Source code of charts
↓↓↓
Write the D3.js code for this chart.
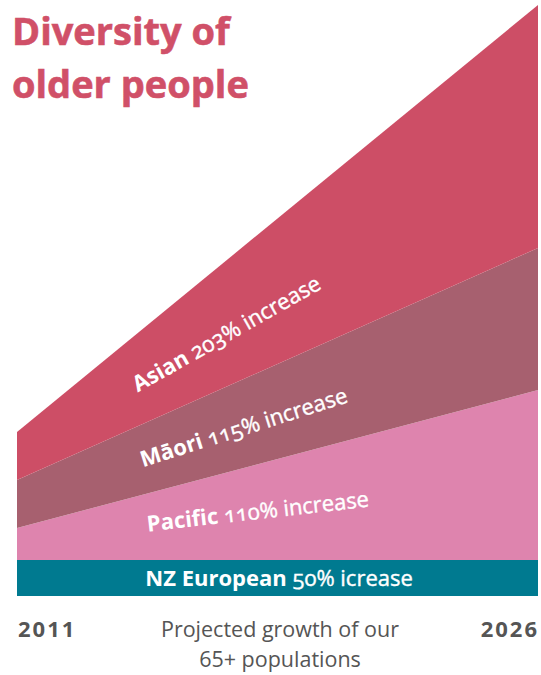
<!DOCTYPE html>
<html>
<head>
<meta charset="utf-8">
<script src="https://cdn.jsdelivr.net/npm/d3@7"></script>
<style>
  body { margin: 0; background: #fff; }
  svg text { font-family: "Open Sans", "Noto Sans", sans-serif; }
</style>
</head>
<body>
<div id="chart"></div>
<script>
// dane (grubość pasm, jednostki umowne)
const years = [2011, 2026];
const groups = ["NZ European", "Pacific", "Māori", "Asian"];
const nzEuropean = [36, 36];
const pacific = [32, 170];
const maori = [48, 142];
const asian = [48, 243];
const increases = ["50% icrease", "110% increase", "115% increase", "203% increase"];

const width = 541;
const height = 675;
const margin = { top: 5, bottom: 79, left: 17, right: 3 };

const colors = d3.scaleOrdinal()
  .domain(groups)
  .range(["#007a90", "#de84ae", "#a7606f", "#cd4e66"]);

const svg = d3.select("#chart")
  .append("svg")
  .attr("width", width)
  .attr("height", height);

const table = years.map((y, i) => ({
  year: y,
  "NZ European": nzEuropean[i],
  "Pacific": pacific[i],
  "Māori": maori[i],
  "Asian": asian[i]
}));

const series = d3.stack().keys(groups)(table);

const x = d3.scaleLinear()
  .domain(d3.extent(years))
  .range([margin.left, width - margin.right]);

const y = d3.scaleLinear()
  .domain([0, d3.max(series[series.length - 1], d => d[1])])
  .range([height - margin.bottom, margin.top]);

const area = d3.area()
  .x(d => x(d.data.year))
  .y0(d => y(d[0]))
  .y1(d => y(d[1]));

svg.append("g")
  .selectAll("path")
  .data(series)
  .join("path")
  .attr("fill", d => colors(d.key))
  .attr("d", area);

// etykiety pasm - t: miejsce wzdłuż pasma, off: przesunięcie linii bazowej
const labelPos = [
  { t: 0.503, off: 8, angle: 0, anchor: "middle" },
  { t: 0.251, off: 5, angle: -6.5, anchor: "start" },
  { t: 0.242, off: 8, angle: -17.6, anchor: "start" },
  { t: 0.232, off: 13, angle: -29.5, anchor: "start" }
];

labelPos.forEach((lp, i) => {
  const s = series[i];
  const mid = j => (y(s[j][0]) + y(s[j][1])) / 2;
  const x0 = x(years[0]), x1 = x(years[1]);
  const px = x0 + (x1 - x0) * lp.t;
  const py = mid(0) + (mid(1) - mid(0)) * lp.t + lp.off;
  const t = svg.append("text")
    .attr("transform", `translate(${px},${py}) rotate(${lp.angle})`)
    .attr("text-anchor", lp.anchor)
    .attr("fill", "#fff")
    .style("font-size", "22px")
    .style("font-variant-numeric", "oldstyle-nums");
  t.append("tspan").style("font-weight", 700).text(groups[i] + " ");
  t.append("tspan")
    .style("font-weight", 400)
    .attr("stroke", "#fff")
    .attr("stroke-width", 0.4)
    .text(increases[i]);
});

// tytuł
const title = svg.append("text")
  .attr("fill", "#d05068")
  .attr("stroke", "#d05068")
  .attr("stroke-width", 0.6)
  .style("font-size", "38px")
  .style("font-weight", 700);
title.append("tspan").attr("x", 12).attr("y", 45).text("Diversity of");
title.append("tspan").attr("x", 12).attr("y", 98).text("older people");

// oś X - lata
svg.append("text")
  .attr("x", x(2011) + 1).attr("y", 637)
  .attr("fill", "#555")
  .style("font-size", "22px").style("font-weight", 700)
  .style("letter-spacing", "2px")
  .text("2011");
svg.append("text")
  .attr("x", x(2026) + 1).attr("y", 637)
  .attr("text-anchor", "end")
  .attr("fill", "#555")
  .style("font-size", "22px").style("font-weight", 700)
  .style("letter-spacing", "2px")
  .text("2026");

const sub = svg.append("text")
  .attr("text-anchor", "middle")
  .attr("fill", "#555")
  .style("font-size", "21.5px");
sub.append("tspan").attr("x", 280).attr("y", 637).text("Projected growth of our");
sub.append("tspan").attr("x", 280).attr("y", 667).text("65+ populations");
</script>
</body>
</html>
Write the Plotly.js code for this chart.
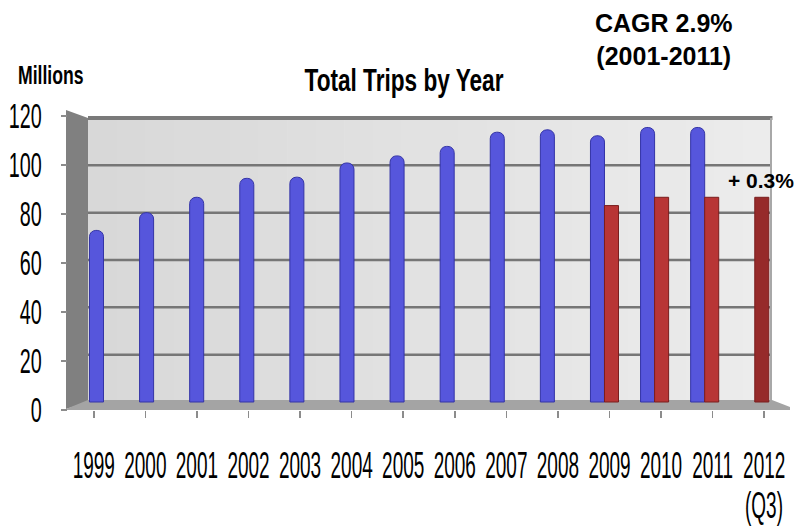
<!DOCTYPE html>
<html>
<head>
<meta charset="utf-8">
<script src="https://cdn.plot.ly/plotly-3.0.1.min.js"></script>
<style>
  html, body { margin: 0; padding: 0; background: #ffffff; }
  #chart { width: 802px; height: 532px; }
</style>
</head>
<body>
<div id="chart"></div>
<script>
// ---- data ----
const years = ['1999','2000','2001','2002','2003','2004','2005','2006','2007','2008','2009','2010','2011','2012'];
const annualTrips = [72.5, 80, 86.5, 94.5, 95, 101, 104, 108, 114, 115, 112.5, 116, 116, null];
const q3Years = ['2009','2010','2011','2012'];
const q3Trips = [83, 86.5, 86.5, 86.5];
const yTicks = [0, 20, 40, 60, 80, 100, 120];
const lastYearNote = '(Q3)';

const sans = '"Liberation Sans", Arial, sans-serif';

// plot area in pixels (for decoration shapes only)
const L = 68, R = 790, T = 116, B = 410;
const px = v => (v - L) / (R - L);
const py = v => (B - v) / (B - T);

const wallL = 88, wallR = 771;
const wallX0 = px(wallL), wallX1 = px(wallR);

const shapes = [];
// back wall with a soft left-to-right gradient
const nBands = 24;
for (let i = 0; i < nBands; i++) {
  const t = i / (nBands - 1);
  const g = Math.round(216 + (236 - 216) * t);
  shapes.push({type:'rect', layer:'below', xref:'paper', yref:'y2',
    x0: px(wallL + (wallR - wallL) * i / nBands), x1: px(wallL + (wallR - wallL) * (i + 1) / nBands) + 0.001,
    y0: 0, y1: 120, fillcolor: `rgb(${g},${g},${g})`, line: {width: 0}});
}
// left side wall
shapes.push({type:'path', layer:'below', xref:'paper', yref:'paper',
  path:`M ${px(66)} ${py(110)} L ${px(88)} ${py(118)} L ${px(88)} ${py(402)} L ${px(66)} ${py(409)} Z`,
  fillcolor:'#808080', line:{width:0}});
// grid lines on the back wall
yTicks.slice(1, -1).forEach(v => {
  shapes.push({type:'line', layer:'below', xref:'paper', yref:'y2', x0:wallX0, x1:wallX1, y0:v, y1:v,
    line:{color:'#767676', width:2.5}});
});
// top edge of wall
shapes.push({type:'line', layer:'below', xref:'paper', yref:'y2', x0:wallX0, x1:wallX1 + 0.002, y0:120, y1:120,
  line:{color:'#7a7a7a', width:4}});
// right edge
shapes.push({type:'line', layer:'below', xref:'paper', yref:'y2', x0:wallX1, x1:wallX1, y0:0, y1:120,
  line:{color:'#a8a8a8', width:2}});
// floor
shapes.push({type:'path', layer:'below', xref:'paper', yref:'paper',
  path:`M ${px(66)} ${py(409)} L ${px(88)} ${py(400)} L ${px(772)} ${py(400)} L ${px(790)} ${py(407)} L ${px(790)} ${py(410)} L ${px(66)} ${py(410)} Z`,
  fillcolor:'#a4a4a4', line:{width:0}});

const traces = [
  // empty helper so the labelled front axes (x, y) are drawn
  {type:'scatter', mode:'markers', x: years, y: years.map(() => null), xaxis:'x', yaxis:'y',
   hoverinfo:'skip', showlegend:false},
  {type:'bar', name:'Annual', x:years, y:annualTrips, xaxis:'x2', yaxis:'y2',
   marker:{color:'#5656dc', line:{color:'#3434a6', width:1}, cornerradius:'45%'},
   hoverinfo:'x+y'},
  {type:'bar', name:'Q3', x:q3Years, y:q3Trips, xaxis:'x2', yaxis:'y2',
   marker:{color:q3Years.map(y => y === '2012' ? '#962a2a' : '#b83535'), line:{color:'#7a1e1e', width:1}},
   hoverinfo:'x+y'}
];

const layout = {
  width: 802, height: 532,
  margin: {l: L, r: 802 - R, t: T, b: 532 - B, pad: 0},
  paper_bgcolor: '#ffffff', plot_bgcolor: 'rgba(0,0,0,0)',
  showlegend: false,
  barmode: 'group', bargap: 0.44, bargroupgap: 0,
  title: {text: '<b>Total Trips by Year</b>', x: 404/802, xanchor: 'center', y: 1 - 80/532, yanchor: 'middle',
    font: {family: sans, size: 26, color: '#000000'}},
  xaxis: {type: 'category', categoryarray: years, categoryorder: 'array', range: [-0.5, 13.5],
    tickvals: years, ticktext: years, tickangle: 0, ticks: 'outside', ticklen: 7, tickcolor: '#8c8c8c', tickwidth: 1.5,
    ticklabelstandoff: 25, showgrid: false, showline: false, zeroline: false, fixedrange: true,
    tickfont: {family: sans, size: 26, color: '#000000'}},
  yaxis: {range: [0, 120], tickvals: yTicks, ticks: 'outside', ticklen: 6, tickcolor: '#8c8c8c', tickwidth: 1.5,
    ticklabelstandoff: 14, showgrid: false, showline: false, zeroline: false, fixedrange: true,
    tickfont: {family: sans, size: 26, color: '#000000'}},
  xaxis2: {type: 'category', categoryarray: years, categoryorder: 'array', overlaying: 'x',
    range: [-0.7086, 13.703], visible: false, fixedrange: true},
  yaxis2: {overlaying: 'y', range: [-3.38, 120.85], visible: false, fixedrange: true},
  shapes: shapes,
  annotations: [
    {text: '<b>Millions</b>', xref: 'paper', yref: 'paper', x: px(16), y: py(75), xanchor: 'left', yanchor: 'middle',
     showarrow: false, font: {family: sans, size: 20, color: '#000000'}},
    {text: '<b>CAGR 2.9%<br>(2001-2011)</b>', xref: 'paper', yref: 'paper', x: px(664), y: py(40), xanchor: 'center', yanchor: 'middle',
     showarrow: false, align: 'center', font: {family: sans, size: 25, color: '#000000'}},
    {text: '<b>+ 0.3%</b>', xref: 'paper', yref: 'paper', x: px(761), y: py(180), xanchor: 'center', yanchor: 'middle',
     showarrow: false, font: {family: sans, size: 21, color: '#000000'}},
    {text: lastYearNote, xref: 'x', yref: 'paper', x: years.length - 1, y: py(505), xanchor: 'center', yanchor: 'middle',
     showarrow: false, font: {family: sans, size: 26, color: '#000000'}}
  ]
};

// squeeze/stretch text glyphs to imitate the tall condensed face of the original
function stretch(el, sx, sy, anchor) {
  if (!el) return;
  const b = el.getBBox();
  const ax = anchor === 'right' ? b.x + b.width : anchor === 'left' ? b.x : b.x + b.width / 2;
  const ay = b.y + b.height / 2;
  const prev = el.getAttribute('transform') || '';
  el.setAttribute('transform', `${prev} translate(${ax},${ay}) scale(${sx},${sy}) translate(${-ax},${-ay})`);
}

Plotly.newPlot('chart', traces, layout, {displayModeBar: false, staticPlot: true}).then(gd => {
  gd.querySelectorAll('.xtick text').forEach(t => stretch(t, 0.73, 1.4, 'center'));
  gd.querySelectorAll('.ytick text').forEach(t => stretch(t, 0.76, 1.35, 'right'));
  stretch(gd.querySelector('.gtitle'), 0.87, 1.2, 'center');
  const ann = gd.querySelectorAll('.annotation-text');
  stretch(ann[0], 0.88, 1.25, 'left');
  stretch(ann[3], 0.73, 1.4, 'center');
});
</script>
</body>
</html>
↑↑↑
**EXERCISE**
Return the material line for line, from its beginning to the line that contains "const series = d3.stack().keys(groups)(table);", with the pictures left out.

**TASK RESPONSE**
Write the D3.js code for this chart.
<!DOCTYPE html>
<html>
<head>
<meta charset="utf-8">
<script src="https://cdn.jsdelivr.net/npm/d3@7"></script>
<style>
  body { margin: 0; background: #fff; }
  svg text { font-family: "Open Sans", "Noto Sans", sans-serif; }
</style>
</head>
<body>
<div id="chart"></div>
<script>
// dane (grubość pasm, jednostki umowne)
const years = [2011, 2026];
const groups = ["NZ European", "Pacific", "Māori", "Asian"];
const nzEuropean = [36, 36];
const pacific = [32, 170];
const maori = [48, 142];
const asian = [48, 243];
const increases = ["50% icrease", "110% increase", "115% increase", "203% increase"];

const width = 541;
const height = 675;
const margin = { top: 5, bottom: 79, left: 17, right: 3 };

const colors = d3.scaleOrdinal()
  .domain(groups)
  .range(["#007a90", "#de84ae", "#a7606f", "#cd4e66"]);

const svg = d3.select("#chart")
  .append("svg")
  .attr("width", width)
  .attr("height", height);

const table = years.map((y, i) => ({
  year: y,
  "NZ European": nzEuropean[i],
  "Pacific": pacific[i],
  "Māori": maori[i],
  "Asian": asian[i]
}));

const series = d3.stack().keys(groups)(table);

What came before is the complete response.